Meskipun semenjak Mahmud Marzuki disiksa Jepang kesehatan selalu terganggu, namun sedikitpun semangatnya tidak kendor, setapakpun ia tak hendak mundur, ia senantiasa meneruskan usahanya, baik ia sebagai mubaligh dan maupun sebagai pejuang. Tidaklah akan berlebih-lebihan jika terhadap Mahmud Marzuki diberi julukan dengan “ Tokoh Pendidikan, juga Dakwah, Politikus Islam, Pejuang Ulung”, karena apa yang dikemukakan ini bukanlah isapan jempol, tapi bertolak dari kenyataan yang terdamba dihati banyak orang, yang tersemai dilingkungan masyarakat ramai.

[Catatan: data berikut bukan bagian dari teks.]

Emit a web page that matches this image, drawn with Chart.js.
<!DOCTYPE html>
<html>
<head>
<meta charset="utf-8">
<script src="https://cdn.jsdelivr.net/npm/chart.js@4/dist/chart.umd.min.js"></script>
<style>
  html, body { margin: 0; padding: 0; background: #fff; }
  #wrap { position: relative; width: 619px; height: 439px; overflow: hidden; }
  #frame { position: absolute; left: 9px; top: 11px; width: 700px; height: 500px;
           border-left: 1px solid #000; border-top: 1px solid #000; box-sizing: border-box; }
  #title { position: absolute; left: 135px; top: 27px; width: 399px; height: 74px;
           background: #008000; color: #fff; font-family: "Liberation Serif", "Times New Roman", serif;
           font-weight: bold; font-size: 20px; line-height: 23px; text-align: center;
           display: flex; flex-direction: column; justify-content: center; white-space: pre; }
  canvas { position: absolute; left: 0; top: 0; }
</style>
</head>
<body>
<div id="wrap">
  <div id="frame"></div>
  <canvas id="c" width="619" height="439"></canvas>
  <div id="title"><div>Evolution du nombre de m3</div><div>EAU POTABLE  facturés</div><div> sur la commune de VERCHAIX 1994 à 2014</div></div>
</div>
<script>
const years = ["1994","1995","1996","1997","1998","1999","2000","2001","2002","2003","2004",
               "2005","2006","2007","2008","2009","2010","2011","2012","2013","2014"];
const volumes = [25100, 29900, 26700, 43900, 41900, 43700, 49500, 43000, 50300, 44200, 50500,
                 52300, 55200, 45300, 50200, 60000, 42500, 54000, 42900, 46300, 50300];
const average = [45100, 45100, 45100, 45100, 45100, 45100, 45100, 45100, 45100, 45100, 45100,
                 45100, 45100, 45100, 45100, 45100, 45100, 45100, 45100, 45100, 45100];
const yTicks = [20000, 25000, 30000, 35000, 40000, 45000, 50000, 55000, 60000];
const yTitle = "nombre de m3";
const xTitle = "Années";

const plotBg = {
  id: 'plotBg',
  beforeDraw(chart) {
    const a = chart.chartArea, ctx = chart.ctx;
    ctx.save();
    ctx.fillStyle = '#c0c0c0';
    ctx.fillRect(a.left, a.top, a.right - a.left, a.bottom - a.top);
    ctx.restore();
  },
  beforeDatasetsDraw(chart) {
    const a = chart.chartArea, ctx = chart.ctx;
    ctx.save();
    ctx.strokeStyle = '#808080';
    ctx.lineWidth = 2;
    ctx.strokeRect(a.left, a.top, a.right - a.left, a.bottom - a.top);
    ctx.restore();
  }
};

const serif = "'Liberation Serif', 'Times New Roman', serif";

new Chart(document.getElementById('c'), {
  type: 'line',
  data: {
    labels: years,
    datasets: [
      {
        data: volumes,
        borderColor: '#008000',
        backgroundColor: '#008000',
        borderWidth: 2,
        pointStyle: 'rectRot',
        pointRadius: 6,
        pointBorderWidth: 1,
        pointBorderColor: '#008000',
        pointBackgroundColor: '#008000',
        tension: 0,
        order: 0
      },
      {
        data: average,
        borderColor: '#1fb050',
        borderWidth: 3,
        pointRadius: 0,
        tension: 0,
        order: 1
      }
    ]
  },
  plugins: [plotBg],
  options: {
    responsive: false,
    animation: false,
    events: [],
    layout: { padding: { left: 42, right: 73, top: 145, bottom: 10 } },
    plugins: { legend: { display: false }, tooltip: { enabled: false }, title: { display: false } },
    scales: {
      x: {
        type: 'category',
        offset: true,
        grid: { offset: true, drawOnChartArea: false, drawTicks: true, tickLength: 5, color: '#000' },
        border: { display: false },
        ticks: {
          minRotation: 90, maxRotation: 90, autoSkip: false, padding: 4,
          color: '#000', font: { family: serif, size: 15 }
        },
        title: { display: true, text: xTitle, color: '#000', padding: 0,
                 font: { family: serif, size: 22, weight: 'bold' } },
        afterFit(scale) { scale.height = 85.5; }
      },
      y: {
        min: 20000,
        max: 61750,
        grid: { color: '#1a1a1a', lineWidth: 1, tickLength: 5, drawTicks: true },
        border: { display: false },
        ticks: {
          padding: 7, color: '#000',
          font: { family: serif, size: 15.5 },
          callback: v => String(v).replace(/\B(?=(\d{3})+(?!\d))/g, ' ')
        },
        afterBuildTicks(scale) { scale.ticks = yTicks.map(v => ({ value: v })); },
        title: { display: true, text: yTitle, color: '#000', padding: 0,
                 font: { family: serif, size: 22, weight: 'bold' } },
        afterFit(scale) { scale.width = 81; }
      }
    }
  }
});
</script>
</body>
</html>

Yang kita kemukakan diatas, itu prediketnya. Dan bila kita baca pribadinya serta kemampuannya, maka kita akan mengakuinya, jika kita tidak hendak menipu diri sendiri. Agar lebih jelas marilah kita kekas sifatnya yang khas itu :

1. Berjiwa besar/ pelopor
2. Ahli ilmu agama (ulama)
3. Tabah dan tawakkal
4. Tunggang dalam berkorban
5. Keras hati dan istiqomah
6. Bersemangat tak kunjung padam (ksatria)
7. Berotak cerdas
8. Rendah hati
9. Berani
10.Idealis


 Begitupun yang bersifat kekaryaan, antara lain dapat pula kita uraikan sebagai berikut :
1. Ahli pidato / juru Dakwah / Propogandis, justeru itulah banyak pecintanya dan diakui keulungannya, baik di Riau maupun Sumatera Barat.
2. Pelopor / Tokoh dalam Pendidikan, terbukti ia sebagai guru di Payakumbuh, pendiri sekolah dikampungnya, menjabat penilik sekolah agama sekewedanaan Bangkinang.
3. Ahli organisasi, terbukti ia memegang pimpinan Muhammadiyah kewedanaan Bangkinang, bahkan meliputi Limo Koto.
4. Bercita-cita tinggi, terbukti dengan kelanjutan sekolahnya di India.
5. Setia menepati janji, yakni tak mau mungkir dan konsekwen menepati pada waktu tertentu.
6. Pejuang (Pisabilillah), amar Makruf  Nahi Mungkar, terbukti dengan taktiknya memasuki ”Suluk Yang Sesat” didaerah Bangkinang, untuk kemudian membetulkannya / memurnikannya. Begitupun atas tunjukan Ninik Mamak Limo Koto, beliau jadi utusan atau perwakilan ulama dalam Cu Saniin ( kesatuan Ulama dalam / semasa Jepang, yang beranggotakan 200 orang yang berkantor di Pekanbaru.
7. Setia pada Negara, terbukti sewaktu awal Kemerdekaan, ia bersedia memegang kendali Pemerintahan dalam daerah kewedanaan Bangkinang.
8.Selanjutnya sedia dan aktif selaku ketua Komite Nasional Indonesai(KNI).